■ **Records with drawing code**:

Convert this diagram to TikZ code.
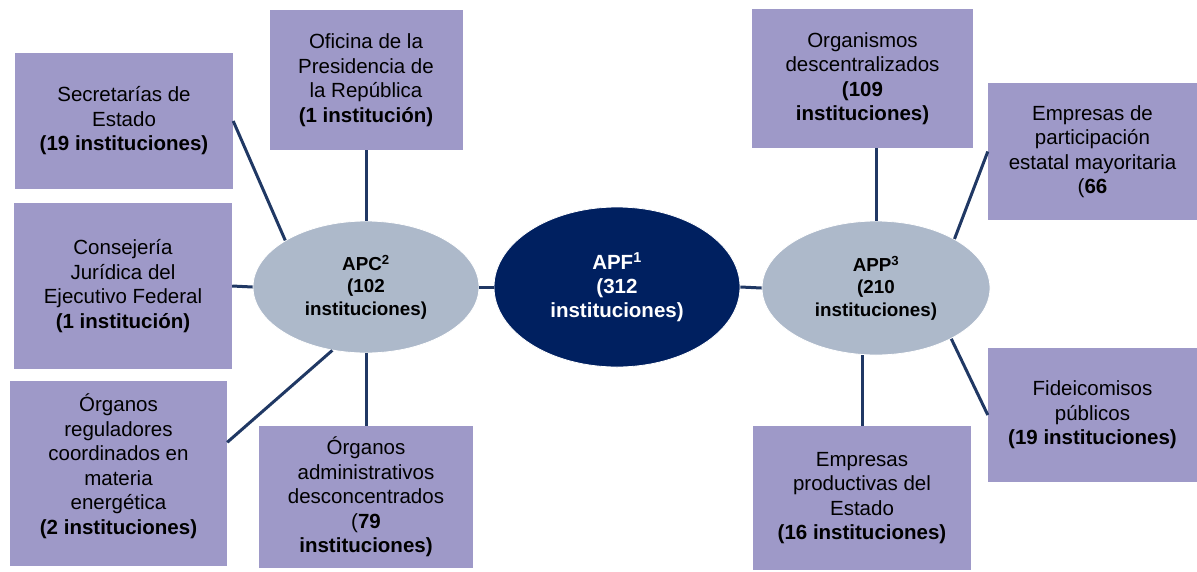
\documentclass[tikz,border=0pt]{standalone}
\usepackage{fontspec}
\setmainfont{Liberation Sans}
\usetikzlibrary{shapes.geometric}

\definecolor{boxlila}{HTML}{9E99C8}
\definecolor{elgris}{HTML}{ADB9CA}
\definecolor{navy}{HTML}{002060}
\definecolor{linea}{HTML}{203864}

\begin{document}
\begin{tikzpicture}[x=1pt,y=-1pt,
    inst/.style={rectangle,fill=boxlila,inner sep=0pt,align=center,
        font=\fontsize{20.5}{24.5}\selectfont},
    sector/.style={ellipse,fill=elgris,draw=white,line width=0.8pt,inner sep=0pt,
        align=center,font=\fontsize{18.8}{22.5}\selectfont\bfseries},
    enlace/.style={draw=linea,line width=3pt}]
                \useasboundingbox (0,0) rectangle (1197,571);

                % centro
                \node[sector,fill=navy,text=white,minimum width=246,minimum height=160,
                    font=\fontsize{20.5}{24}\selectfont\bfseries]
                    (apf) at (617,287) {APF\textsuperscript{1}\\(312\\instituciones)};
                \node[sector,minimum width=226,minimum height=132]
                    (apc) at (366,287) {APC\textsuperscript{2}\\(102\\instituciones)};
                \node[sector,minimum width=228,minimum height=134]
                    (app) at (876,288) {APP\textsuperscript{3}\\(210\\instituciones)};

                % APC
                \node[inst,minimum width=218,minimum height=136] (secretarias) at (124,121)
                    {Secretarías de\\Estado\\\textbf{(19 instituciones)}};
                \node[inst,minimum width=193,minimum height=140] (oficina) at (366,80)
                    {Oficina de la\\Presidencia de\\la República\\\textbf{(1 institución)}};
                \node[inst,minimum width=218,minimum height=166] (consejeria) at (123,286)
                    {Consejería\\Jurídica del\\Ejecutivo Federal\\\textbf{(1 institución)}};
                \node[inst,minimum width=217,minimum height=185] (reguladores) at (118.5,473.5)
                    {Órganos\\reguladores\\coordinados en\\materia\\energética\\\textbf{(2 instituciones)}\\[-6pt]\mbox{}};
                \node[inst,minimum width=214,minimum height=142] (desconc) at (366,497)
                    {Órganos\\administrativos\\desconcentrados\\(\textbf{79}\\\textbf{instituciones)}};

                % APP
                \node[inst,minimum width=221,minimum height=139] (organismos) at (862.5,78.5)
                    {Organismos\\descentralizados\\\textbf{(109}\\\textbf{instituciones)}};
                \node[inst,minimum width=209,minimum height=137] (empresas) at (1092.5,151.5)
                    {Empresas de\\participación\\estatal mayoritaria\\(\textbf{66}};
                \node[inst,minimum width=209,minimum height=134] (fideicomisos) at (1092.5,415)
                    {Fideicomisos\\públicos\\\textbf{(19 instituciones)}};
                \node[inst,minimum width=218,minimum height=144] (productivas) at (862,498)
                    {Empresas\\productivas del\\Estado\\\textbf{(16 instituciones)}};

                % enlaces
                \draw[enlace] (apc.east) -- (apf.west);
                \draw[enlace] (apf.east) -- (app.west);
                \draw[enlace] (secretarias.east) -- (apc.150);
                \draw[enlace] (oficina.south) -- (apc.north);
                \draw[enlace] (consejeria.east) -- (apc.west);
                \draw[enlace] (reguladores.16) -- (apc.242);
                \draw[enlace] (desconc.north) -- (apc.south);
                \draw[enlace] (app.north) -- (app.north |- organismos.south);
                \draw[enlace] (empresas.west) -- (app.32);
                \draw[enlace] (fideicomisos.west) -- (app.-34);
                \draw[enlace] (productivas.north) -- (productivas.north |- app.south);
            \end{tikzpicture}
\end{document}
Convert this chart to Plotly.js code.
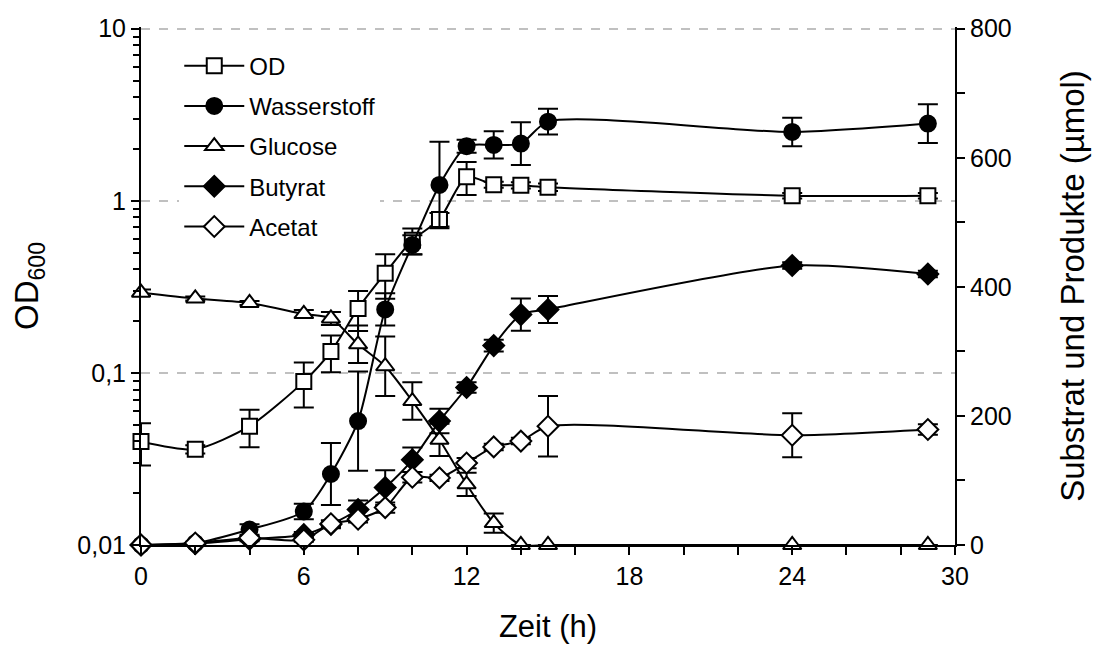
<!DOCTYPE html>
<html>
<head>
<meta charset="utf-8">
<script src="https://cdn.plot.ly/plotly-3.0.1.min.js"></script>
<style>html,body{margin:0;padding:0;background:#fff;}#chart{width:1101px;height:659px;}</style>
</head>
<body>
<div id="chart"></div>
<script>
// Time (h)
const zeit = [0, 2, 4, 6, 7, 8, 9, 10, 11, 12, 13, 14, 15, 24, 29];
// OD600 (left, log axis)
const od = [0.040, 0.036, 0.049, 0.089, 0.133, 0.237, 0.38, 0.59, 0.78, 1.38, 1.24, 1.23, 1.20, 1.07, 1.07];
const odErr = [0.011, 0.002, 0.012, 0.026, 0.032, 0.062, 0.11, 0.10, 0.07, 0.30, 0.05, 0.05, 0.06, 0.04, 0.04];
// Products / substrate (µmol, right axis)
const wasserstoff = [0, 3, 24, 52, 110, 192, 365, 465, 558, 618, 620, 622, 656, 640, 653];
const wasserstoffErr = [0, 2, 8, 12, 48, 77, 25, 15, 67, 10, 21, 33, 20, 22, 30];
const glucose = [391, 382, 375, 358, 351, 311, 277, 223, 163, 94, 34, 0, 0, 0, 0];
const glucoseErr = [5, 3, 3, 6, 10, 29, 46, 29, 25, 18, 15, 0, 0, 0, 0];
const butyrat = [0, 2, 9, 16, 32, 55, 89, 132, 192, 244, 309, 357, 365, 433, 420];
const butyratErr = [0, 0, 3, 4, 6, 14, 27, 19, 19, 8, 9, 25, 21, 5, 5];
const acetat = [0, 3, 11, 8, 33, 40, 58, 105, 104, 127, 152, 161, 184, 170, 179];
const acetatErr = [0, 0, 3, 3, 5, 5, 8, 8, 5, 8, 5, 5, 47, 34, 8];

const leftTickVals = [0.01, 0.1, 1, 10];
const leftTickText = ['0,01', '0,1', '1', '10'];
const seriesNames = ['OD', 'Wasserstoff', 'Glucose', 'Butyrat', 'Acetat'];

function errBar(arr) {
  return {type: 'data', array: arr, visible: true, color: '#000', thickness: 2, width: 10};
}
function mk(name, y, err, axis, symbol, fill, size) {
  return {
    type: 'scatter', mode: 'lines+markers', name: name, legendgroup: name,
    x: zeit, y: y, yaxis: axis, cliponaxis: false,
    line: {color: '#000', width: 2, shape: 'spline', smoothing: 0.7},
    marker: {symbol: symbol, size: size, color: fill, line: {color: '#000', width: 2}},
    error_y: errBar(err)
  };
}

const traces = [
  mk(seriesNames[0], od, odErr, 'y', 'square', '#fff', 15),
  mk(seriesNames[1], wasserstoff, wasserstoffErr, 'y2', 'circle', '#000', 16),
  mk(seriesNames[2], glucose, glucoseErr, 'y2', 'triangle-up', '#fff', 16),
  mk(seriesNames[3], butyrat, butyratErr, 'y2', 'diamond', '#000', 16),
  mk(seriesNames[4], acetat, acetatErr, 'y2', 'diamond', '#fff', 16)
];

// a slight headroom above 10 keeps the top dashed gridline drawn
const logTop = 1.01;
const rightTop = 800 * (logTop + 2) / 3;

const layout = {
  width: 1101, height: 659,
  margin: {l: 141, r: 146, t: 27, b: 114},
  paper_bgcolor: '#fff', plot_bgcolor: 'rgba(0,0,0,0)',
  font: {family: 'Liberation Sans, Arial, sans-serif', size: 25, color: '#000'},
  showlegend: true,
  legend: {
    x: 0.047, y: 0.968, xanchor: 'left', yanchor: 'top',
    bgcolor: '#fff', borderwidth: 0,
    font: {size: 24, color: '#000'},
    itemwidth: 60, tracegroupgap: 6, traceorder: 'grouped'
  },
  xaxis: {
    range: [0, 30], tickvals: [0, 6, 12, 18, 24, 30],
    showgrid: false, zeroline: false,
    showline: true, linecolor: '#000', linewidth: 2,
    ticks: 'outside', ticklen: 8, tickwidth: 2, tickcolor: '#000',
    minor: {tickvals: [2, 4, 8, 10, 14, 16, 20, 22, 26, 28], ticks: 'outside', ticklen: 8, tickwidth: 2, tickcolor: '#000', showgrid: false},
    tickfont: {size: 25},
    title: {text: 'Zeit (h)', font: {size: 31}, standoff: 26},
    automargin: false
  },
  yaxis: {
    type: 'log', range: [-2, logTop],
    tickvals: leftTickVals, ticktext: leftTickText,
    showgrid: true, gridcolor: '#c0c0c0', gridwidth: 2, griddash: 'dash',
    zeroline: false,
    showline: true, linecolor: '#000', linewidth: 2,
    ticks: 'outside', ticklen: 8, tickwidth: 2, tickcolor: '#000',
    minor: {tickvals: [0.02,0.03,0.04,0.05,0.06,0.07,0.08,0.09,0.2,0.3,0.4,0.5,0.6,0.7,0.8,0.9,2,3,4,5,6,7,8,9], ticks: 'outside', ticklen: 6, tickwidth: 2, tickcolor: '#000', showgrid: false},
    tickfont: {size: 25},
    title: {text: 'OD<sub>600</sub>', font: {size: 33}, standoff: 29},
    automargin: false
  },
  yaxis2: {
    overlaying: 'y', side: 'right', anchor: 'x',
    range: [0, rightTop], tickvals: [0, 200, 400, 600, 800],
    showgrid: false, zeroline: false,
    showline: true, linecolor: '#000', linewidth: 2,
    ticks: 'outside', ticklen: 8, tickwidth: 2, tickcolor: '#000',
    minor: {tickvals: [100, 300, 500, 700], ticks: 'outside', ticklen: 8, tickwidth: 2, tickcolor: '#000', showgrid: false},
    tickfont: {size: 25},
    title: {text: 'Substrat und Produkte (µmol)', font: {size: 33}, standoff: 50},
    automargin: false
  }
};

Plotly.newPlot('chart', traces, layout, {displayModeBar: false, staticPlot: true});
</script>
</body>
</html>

■ **The problem**:
Skip the pictures and quote each line of the entries above, from the first through the line with "(0,0) rectangle (1197,571);", exactly as it appears.

■ **Complete output**:
Convert this diagram to TikZ code.
\documentclass[tikz,border=0pt]{standalone}
\usepackage{fontspec}
\setmainfont{Liberation Sans}
\usetikzlibrary{shapes.geometric}

\definecolor{boxlila}{HTML}{9E99C8}
\definecolor{elgris}{HTML}{ADB9CA}
\definecolor{navy}{HTML}{002060}
\definecolor{linea}{HTML}{203864}

\begin{document}
\begin{tikzpicture}[x=1pt,y=-1pt,
    inst/.style={rectangle,fill=boxlila,inner sep=0pt,align=center,
        font=\fontsize{20.5}{24.5}\selectfont},
    sector/.style={ellipse,fill=elgris,draw=white,line width=0.8pt,inner sep=0pt,
        align=center,font=\fontsize{18.8}{22.5}\selectfont\bfseries},
    enlace/.style={draw=linea,line width=3pt}]
                \useasboundingbox (0,0) rectangle (1197,571);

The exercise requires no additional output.